The Israeli was critically wounded before police shot and killed one of the Palestinian, while the second was run over by a car.

And as night fell, police said they had shot dead a Palestinian on a bus near the central bus station who had first tried to grab a soldier’s rifle and then succeeded in grabbing the pistol of a police officer attending the scene. The soldier and another passenger were slightly hurt. Police also said a border policeman had shot dead a Palestinian who tried to stab him, although the account was disputed by a Palestinian passer-by, who said he had witnessed the incident and seen no knife.
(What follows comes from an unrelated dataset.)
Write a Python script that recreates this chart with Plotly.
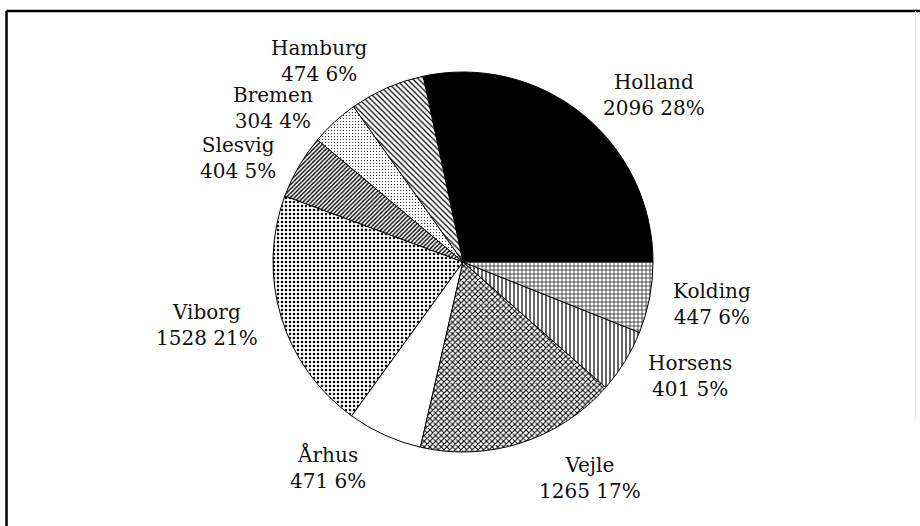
import math
import plotly.graph_objects as go

# Shipments by destination
places = ["Holland", "Hamburg", "Bremen", "Slesvig", "Viborg",
          "Århus", "Vejle", "Horsens", "Kolding"]
amounts = [2096, 474, 304, 404, 1528, 471, 1265, 401, 447]

# Black-and-white hatch fills, one per slice
fill_color = ["black", "white", "white", "white", "white",
              "white", "white", "white", "white"]
hatch_shape = ["", "\\", ".", "/", ".", "", "x", "|", "+"]
hatch_size = [4, 4, 3, 3, 4, 4, 4, 4, 4]
hatch_solid = [0.3, 0.3, 0.1, 0.45, 0.3, 0.3, 0.45, 0.3, 0.3]

W, H = 920, 526
cx, cy, rad = 463, 262, 190  # pie centre and radius in pixels
label_r = 1.05 * rad          # where each label's near corner sits
line_h = 25                   # height of one label line in pixels
min_sep = 47                  # closest two stacked labels may sit (centre to centre)
drop = 3                      # small downward nudge for all labels
font = dict(family="DejaVu Serif", size=20, color="#111")

# first slice begins at 3 o'clock and the slices run counterclockwise;
# in counterclockwise mode plotly's rotation marks the far edge of slice one
total = sum(amounts)
start_rot = 90 - 360 * amounts[0] / total

fig = go.Figure(go.Pie(
    labels=places,
    values=amounts,
    sort=False,
    direction="counterclockwise",
    rotation=start_rot,
    textinfo="none",
    marker=dict(
        colors=fill_color,
        line=dict(color="black", width=1),
        pattern=dict(shape=hatch_shape, size=hatch_size, solidity=hatch_solid,
                     fgcolor="black", bgcolor="white", fillmode="replace"),
    ),
    domain=dict(x=[(cx - rad) / W, (cx + rad) / W],
                y=[1 - (cy + rad) / H, 1 - (cy - rad) / H]),
    showlegend=False,
    hoverinfo="label+value+percent",
))

# Outside labels: name over "value pct%", hung off the slice's mid-angle
labels = []
acc = 0
for name, v in zip(places, amounts):
    mid = math.radians(360 * (acc + v / 2) / total)
    acc += v
    c, s = math.cos(mid), math.sin(mid)
    px = cx + label_r * c
    py = label_r * s                       # upward from centre
    x_edge = px + (line_h / 2) * (1 if c >= 0 else -1)
    y_mid = py + line_h * s * abs(s) - drop
    labels.append(dict(name=name, v=v, right=c >= 0, x=x_edge, y=y_mid))

# keep stacked labels on the same side from running into each other
for side in (True, False):
    group = sorted([l for l in labels if l["right"] == side],
                   key=lambda l: -l["y"])
    for upper, lower in zip(group, group[1:]):
        if upper["y"] - lower["y"] < min_sep:
            lower["y"] = upper["y"] - min_sep

for l in labels:
    fig.add_annotation(
        x=l["x"] / W, y=(H - cy + l["y"]) / H,
        xref="paper", yref="paper",
        xanchor="left" if l["right"] else "right", yanchor="middle",
        text=f"{l['name']}<br>{l['v']} {round(100 * l['v'] / total)}%",
        align="center", showarrow=False, font=font,
    )

# Frame around the chart (top and left edges, faint right edge)
fig.add_shape(type="line", xref="paper", yref="paper",
              x0=6.5 / W, x1=1.01, y0=1 - 11 / H, y1=1 - 11 / H,
              line=dict(color="black", width=2.5))
fig.add_shape(type="line", xref="paper", yref="paper",
              x0=6.5 / W, x1=6.5 / W, y0=1 - 11 / H, y1=-0.02,
              line=dict(color="black", width=2.5))
fig.add_shape(type="line", xref="paper", yref="paper",
              x0=915.5 / W, x1=915.5 / W, y0=1 - 11 / H, y1=0.2,
              line=dict(color="#e6e6e6", width=1))

fig.update_layout(
    width=W, height=H,
    margin=dict(l=0, r=0, t=0, b=0),
    paper_bgcolor="white",
    plot_bgcolor="white",
    showlegend=False,
)

fig.write_html("out.html")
The Palestinians, many of them teenagers, have had no affiliation with activist groups, and the seemingly random nature of the stabbings has made it difficult to predict or prevent them.

The near-daily stabbings have raised speculation that Palestinians could be embarking on another uprising or intifada, reflecting a new generation’s frustrations over their veteran leadership’s failure to achieve statehood in abortive peace talks with Israel.

Israeli Prime Minister Benjamin Netanyahu told parliament that the knife attackers would fail just as suicide bombers had failed a decade ago.

Israeli Police have deployed 2,000 reinforcements in Jerusalem, but Israeli leaders say they have no easy answer to “lone wolf” assailants.

Muslim anger has been stoked by increasing visits made over the past year by Jewish groups and right-wing Israeli lawmakers to the al-Aqsa Mosque compound.

Israel claims it has no intention of allowing any change to the status quo at the compound, which Jews are allowed to visit, but where non-Muslim prayer is banned.